REQUEST: Print exactly the lines that run from the line containing "Recreate this image" to the line containing "(v6) at (829,410)", both included, and nothing else; pictures stay out.

Code that draws figures:
--------------------
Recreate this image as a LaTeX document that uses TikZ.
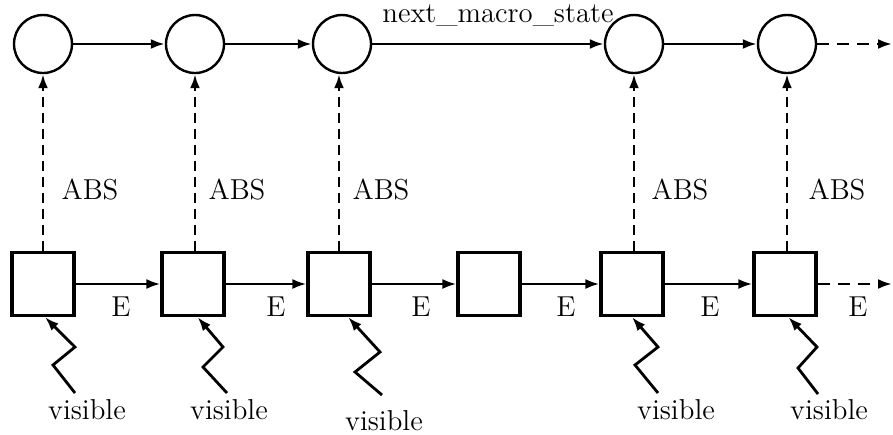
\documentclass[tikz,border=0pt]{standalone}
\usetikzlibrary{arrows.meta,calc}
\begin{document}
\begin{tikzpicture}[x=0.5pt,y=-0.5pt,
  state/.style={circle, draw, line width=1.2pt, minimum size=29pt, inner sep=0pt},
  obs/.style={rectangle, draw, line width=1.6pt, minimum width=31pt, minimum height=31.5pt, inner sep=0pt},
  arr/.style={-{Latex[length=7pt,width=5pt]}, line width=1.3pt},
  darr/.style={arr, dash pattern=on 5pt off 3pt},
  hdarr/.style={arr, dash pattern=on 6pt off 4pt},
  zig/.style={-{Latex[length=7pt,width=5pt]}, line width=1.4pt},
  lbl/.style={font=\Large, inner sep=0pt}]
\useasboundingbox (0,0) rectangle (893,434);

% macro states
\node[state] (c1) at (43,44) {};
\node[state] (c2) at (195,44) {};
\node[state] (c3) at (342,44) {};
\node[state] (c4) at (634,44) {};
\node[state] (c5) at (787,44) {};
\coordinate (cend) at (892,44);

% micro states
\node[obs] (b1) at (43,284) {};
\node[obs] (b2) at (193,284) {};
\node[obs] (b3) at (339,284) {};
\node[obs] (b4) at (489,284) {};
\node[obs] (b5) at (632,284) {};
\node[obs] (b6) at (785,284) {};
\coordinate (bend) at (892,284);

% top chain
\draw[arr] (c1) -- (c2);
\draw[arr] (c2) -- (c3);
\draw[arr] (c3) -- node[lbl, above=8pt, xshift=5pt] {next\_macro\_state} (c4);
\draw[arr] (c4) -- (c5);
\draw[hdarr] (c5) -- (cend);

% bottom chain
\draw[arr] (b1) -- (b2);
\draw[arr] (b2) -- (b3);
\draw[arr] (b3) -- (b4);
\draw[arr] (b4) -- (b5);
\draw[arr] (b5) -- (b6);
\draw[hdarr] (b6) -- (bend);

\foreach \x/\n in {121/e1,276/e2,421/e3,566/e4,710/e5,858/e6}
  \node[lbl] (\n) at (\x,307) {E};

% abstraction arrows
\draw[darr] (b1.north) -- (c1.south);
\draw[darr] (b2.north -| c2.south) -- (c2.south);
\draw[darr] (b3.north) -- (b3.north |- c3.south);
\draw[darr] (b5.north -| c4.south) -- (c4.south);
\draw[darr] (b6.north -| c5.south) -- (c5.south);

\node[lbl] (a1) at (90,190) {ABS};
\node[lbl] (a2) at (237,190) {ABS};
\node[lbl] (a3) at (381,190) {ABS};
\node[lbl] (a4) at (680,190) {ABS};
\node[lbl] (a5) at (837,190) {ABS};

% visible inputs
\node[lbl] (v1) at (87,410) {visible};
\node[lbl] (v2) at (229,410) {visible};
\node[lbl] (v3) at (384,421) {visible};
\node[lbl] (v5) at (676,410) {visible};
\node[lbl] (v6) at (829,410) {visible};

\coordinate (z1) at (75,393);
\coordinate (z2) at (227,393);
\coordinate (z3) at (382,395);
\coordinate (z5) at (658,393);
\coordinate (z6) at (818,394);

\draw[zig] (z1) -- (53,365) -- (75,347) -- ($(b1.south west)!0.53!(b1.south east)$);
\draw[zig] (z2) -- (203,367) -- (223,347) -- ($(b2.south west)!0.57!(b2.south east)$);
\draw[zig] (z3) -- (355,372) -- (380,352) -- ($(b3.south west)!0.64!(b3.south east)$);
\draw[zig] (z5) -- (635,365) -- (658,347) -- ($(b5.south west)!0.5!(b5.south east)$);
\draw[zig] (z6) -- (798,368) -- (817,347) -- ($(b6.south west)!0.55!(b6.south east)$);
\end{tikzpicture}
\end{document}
--------------------
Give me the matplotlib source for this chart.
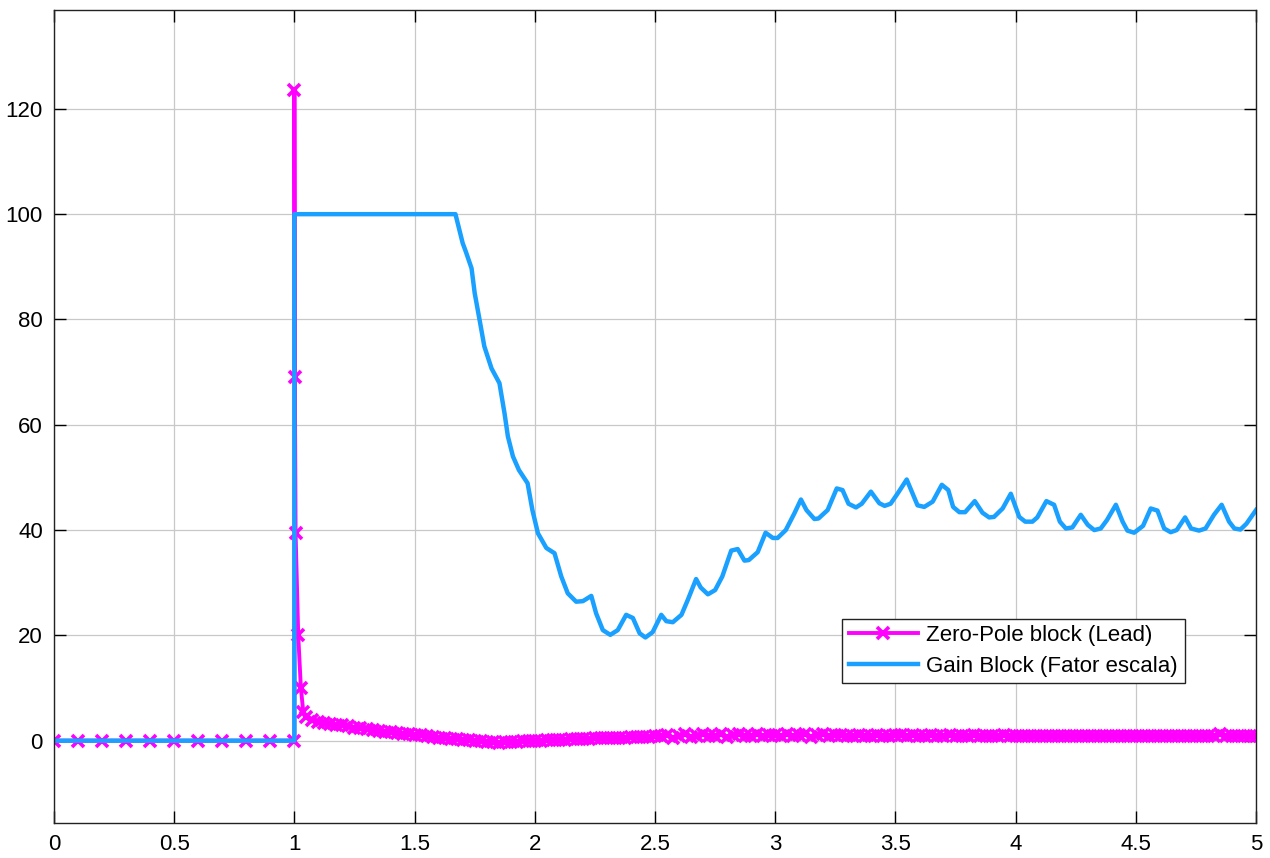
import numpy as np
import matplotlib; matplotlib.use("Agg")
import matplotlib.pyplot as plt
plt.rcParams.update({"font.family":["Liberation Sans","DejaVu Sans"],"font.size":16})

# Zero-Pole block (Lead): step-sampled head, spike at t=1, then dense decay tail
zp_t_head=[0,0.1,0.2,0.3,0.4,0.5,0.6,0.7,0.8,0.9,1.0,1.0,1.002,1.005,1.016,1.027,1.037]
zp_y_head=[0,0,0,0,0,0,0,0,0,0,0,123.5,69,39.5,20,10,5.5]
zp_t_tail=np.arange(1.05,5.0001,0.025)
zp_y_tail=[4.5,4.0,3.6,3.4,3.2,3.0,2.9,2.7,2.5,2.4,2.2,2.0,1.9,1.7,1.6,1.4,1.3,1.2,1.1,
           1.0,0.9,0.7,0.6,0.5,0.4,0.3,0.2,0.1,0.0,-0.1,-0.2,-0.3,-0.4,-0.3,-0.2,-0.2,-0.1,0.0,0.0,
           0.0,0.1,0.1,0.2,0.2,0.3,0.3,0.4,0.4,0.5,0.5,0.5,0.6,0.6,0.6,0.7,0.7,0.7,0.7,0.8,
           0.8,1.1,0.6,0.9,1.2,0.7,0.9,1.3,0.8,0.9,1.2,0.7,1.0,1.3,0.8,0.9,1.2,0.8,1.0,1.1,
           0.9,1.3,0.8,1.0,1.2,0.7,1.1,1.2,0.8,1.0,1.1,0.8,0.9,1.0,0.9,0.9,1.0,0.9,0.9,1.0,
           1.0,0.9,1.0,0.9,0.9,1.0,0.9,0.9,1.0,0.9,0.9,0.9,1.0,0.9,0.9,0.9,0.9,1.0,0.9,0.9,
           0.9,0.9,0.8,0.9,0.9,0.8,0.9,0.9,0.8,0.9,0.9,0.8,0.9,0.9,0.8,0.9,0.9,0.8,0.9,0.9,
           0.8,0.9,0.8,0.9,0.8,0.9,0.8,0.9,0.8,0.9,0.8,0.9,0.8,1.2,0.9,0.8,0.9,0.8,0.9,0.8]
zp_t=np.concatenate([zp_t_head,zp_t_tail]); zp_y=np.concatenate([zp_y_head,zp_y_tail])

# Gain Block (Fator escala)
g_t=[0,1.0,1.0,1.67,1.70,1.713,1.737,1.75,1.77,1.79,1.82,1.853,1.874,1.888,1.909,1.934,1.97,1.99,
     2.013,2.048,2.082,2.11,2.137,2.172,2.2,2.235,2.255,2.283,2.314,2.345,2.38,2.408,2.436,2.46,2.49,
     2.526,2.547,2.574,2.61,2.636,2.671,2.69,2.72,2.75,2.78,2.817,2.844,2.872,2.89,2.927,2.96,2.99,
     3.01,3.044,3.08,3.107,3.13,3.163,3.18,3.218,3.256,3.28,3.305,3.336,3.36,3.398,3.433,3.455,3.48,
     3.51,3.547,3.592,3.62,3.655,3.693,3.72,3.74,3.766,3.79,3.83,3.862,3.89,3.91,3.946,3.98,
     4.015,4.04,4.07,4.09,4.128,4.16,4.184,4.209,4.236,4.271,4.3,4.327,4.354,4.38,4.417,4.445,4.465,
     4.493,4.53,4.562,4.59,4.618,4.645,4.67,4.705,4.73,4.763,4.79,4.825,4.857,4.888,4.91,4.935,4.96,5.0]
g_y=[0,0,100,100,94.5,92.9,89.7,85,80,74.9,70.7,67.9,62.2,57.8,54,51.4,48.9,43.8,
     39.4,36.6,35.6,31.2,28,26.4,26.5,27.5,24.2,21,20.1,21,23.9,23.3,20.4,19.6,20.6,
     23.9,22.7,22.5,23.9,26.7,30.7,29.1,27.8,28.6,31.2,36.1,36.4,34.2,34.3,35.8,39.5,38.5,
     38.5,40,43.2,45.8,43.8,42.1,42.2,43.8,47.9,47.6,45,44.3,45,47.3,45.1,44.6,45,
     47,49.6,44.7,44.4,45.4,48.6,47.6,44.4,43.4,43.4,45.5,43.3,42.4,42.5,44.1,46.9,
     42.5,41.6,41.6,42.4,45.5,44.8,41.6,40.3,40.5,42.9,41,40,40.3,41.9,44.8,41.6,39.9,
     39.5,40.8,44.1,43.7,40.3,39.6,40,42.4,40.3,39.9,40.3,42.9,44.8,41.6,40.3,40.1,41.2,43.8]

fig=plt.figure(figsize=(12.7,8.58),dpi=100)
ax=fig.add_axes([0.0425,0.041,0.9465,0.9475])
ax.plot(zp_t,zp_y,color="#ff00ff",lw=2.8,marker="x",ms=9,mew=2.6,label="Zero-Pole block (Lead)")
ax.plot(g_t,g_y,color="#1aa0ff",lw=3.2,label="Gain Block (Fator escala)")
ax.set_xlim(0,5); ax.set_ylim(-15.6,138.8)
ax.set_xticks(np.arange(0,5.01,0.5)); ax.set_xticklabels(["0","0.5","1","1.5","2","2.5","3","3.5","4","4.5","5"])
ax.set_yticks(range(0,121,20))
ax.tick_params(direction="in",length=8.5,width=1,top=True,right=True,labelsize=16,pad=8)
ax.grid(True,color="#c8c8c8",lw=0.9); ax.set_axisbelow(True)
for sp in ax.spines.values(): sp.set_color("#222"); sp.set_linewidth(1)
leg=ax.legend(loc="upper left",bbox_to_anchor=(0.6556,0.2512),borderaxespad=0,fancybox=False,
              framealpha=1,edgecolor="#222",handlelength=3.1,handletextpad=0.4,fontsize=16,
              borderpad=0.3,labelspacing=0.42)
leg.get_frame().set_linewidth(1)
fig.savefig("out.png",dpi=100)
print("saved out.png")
--------------------
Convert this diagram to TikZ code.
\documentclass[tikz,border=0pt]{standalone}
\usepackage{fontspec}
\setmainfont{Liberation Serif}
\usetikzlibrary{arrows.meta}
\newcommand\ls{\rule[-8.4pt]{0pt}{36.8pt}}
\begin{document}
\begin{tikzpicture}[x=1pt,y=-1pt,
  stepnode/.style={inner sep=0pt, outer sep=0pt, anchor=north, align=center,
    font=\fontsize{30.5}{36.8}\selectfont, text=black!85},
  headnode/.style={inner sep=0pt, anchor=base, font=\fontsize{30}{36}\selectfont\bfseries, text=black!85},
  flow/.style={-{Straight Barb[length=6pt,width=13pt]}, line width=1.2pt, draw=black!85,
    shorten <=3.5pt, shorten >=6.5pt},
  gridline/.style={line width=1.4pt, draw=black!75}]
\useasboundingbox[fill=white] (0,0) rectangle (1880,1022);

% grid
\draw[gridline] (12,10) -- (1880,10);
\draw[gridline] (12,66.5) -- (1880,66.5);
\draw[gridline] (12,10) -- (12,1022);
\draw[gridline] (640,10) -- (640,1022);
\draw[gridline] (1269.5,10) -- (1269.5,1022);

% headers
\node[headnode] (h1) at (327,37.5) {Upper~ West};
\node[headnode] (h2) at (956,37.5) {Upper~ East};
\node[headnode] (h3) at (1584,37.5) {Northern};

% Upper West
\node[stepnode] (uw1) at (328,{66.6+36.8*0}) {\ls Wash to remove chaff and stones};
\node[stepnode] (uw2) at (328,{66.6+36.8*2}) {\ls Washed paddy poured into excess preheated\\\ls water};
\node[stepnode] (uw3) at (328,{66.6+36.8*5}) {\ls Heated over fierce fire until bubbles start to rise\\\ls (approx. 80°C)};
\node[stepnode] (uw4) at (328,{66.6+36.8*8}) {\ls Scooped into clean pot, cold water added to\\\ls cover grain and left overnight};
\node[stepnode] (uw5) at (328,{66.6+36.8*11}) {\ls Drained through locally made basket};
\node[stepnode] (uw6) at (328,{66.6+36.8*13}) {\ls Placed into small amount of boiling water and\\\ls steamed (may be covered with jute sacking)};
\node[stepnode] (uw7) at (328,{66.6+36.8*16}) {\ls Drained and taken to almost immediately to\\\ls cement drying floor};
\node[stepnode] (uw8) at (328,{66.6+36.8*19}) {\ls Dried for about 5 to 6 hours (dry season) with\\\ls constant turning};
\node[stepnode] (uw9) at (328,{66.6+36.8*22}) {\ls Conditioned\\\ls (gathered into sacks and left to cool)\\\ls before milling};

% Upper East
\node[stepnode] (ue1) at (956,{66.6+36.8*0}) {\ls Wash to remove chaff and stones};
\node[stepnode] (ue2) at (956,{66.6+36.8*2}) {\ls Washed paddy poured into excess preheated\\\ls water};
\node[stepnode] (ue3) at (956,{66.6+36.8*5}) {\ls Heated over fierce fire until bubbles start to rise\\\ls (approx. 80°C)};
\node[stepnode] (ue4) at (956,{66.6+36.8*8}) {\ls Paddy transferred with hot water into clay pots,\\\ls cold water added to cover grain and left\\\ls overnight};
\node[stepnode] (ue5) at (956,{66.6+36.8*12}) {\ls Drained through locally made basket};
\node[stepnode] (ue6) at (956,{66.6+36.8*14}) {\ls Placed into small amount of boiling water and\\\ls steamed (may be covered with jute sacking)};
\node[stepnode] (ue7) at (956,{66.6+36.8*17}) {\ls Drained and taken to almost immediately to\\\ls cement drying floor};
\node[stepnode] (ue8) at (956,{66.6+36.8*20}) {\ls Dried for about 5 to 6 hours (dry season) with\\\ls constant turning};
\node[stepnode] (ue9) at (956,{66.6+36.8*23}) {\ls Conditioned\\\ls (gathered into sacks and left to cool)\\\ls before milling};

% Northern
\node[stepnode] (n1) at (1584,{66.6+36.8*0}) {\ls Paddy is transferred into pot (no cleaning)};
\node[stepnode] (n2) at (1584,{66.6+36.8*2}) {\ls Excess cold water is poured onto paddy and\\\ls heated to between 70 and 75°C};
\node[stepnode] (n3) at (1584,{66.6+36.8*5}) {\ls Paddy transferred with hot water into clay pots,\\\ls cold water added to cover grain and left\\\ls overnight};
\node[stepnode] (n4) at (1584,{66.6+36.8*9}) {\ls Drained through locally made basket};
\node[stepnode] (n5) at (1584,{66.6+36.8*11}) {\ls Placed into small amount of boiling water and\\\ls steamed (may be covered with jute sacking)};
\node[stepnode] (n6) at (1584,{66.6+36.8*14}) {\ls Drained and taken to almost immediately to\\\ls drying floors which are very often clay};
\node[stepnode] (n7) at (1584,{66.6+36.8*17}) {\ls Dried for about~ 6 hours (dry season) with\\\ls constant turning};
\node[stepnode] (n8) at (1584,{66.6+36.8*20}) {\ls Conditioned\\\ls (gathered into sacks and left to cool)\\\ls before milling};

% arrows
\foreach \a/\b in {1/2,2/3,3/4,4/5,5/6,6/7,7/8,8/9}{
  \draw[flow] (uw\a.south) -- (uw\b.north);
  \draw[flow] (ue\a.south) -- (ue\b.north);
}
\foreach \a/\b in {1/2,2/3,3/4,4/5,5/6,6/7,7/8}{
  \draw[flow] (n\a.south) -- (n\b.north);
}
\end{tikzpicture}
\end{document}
--------------------
ANSWER IN FULL:
Recreate this image as a LaTeX document that uses TikZ.
\documentclass[tikz,border=0pt]{standalone}
\usetikzlibrary{arrows.meta,calc}
\begin{document}
\begin{tikzpicture}[x=0.5pt,y=-0.5pt,
  state/.style={circle, draw, line width=1.2pt, minimum size=29pt, inner sep=0pt},
  obs/.style={rectangle, draw, line width=1.6pt, minimum width=31pt, minimum height=31.5pt, inner sep=0pt},
  arr/.style={-{Latex[length=7pt,width=5pt]}, line width=1.3pt},
  darr/.style={arr, dash pattern=on 5pt off 3pt},
  hdarr/.style={arr, dash pattern=on 6pt off 4pt},
  zig/.style={-{Latex[length=7pt,width=5pt]}, line width=1.4pt},
  lbl/.style={font=\Large, inner sep=0pt}]
\useasboundingbox (0,0) rectangle (893,434);

% macro states
\node[state] (c1) at (43,44) {};
\node[state] (c2) at (195,44) {};
\node[state] (c3) at (342,44) {};
\node[state] (c4) at (634,44) {};
\node[state] (c5) at (787,44) {};
\coordinate (cend) at (892,44);

% micro states
\node[obs] (b1) at (43,284) {};
\node[obs] (b2) at (193,284) {};
\node[obs] (b3) at (339,284) {};
\node[obs] (b4) at (489,284) {};
\node[obs] (b5) at (632,284) {};
\node[obs] (b6) at (785,284) {};
\coordinate (bend) at (892,284);

% top chain
\draw[arr] (c1) -- (c2);
\draw[arr] (c2) -- (c3);
\draw[arr] (c3) -- node[lbl, above=8pt, xshift=5pt] {next\_macro\_state} (c4);
\draw[arr] (c4) -- (c5);
\draw[hdarr] (c5) -- (cend);

% bottom chain
\draw[arr] (b1) -- (b2);
\draw[arr] (b2) -- (b3);
\draw[arr] (b3) -- (b4);
\draw[arr] (b4) -- (b5);
\draw[arr] (b5) -- (b6);
\draw[hdarr] (b6) -- (bend);

\foreach \x/\n in {121/e1,276/e2,421/e3,566/e4,710/e5,858/e6}
  \node[lbl] (\n) at (\x,307) {E};

% abstraction arrows
\draw[darr] (b1.north) -- (c1.south);
\draw[darr] (b2.north -| c2.south) -- (c2.south);
\draw[darr] (b3.north) -- (b3.north |- c3.south);
\draw[darr] (b5.north -| c4.south) -- (c4.south);
\draw[darr] (b6.north -| c5.south) -- (c5.south);

\node[lbl] (a1) at (90,190) {ABS};
\node[lbl] (a2) at (237,190) {ABS};
\node[lbl] (a3) at (381,190) {ABS};
\node[lbl] (a4) at (680,190) {ABS};
\node[lbl] (a5) at (837,190) {ABS};

% visible inputs
\node[lbl] (v1) at (87,410) {visible};
\node[lbl] (v2) at (229,410) {visible};
\node[lbl] (v3) at (384,421) {visible};
\node[lbl] (v5) at (676,410) {visible};
\node[lbl] (v6) at (829,410) {visible};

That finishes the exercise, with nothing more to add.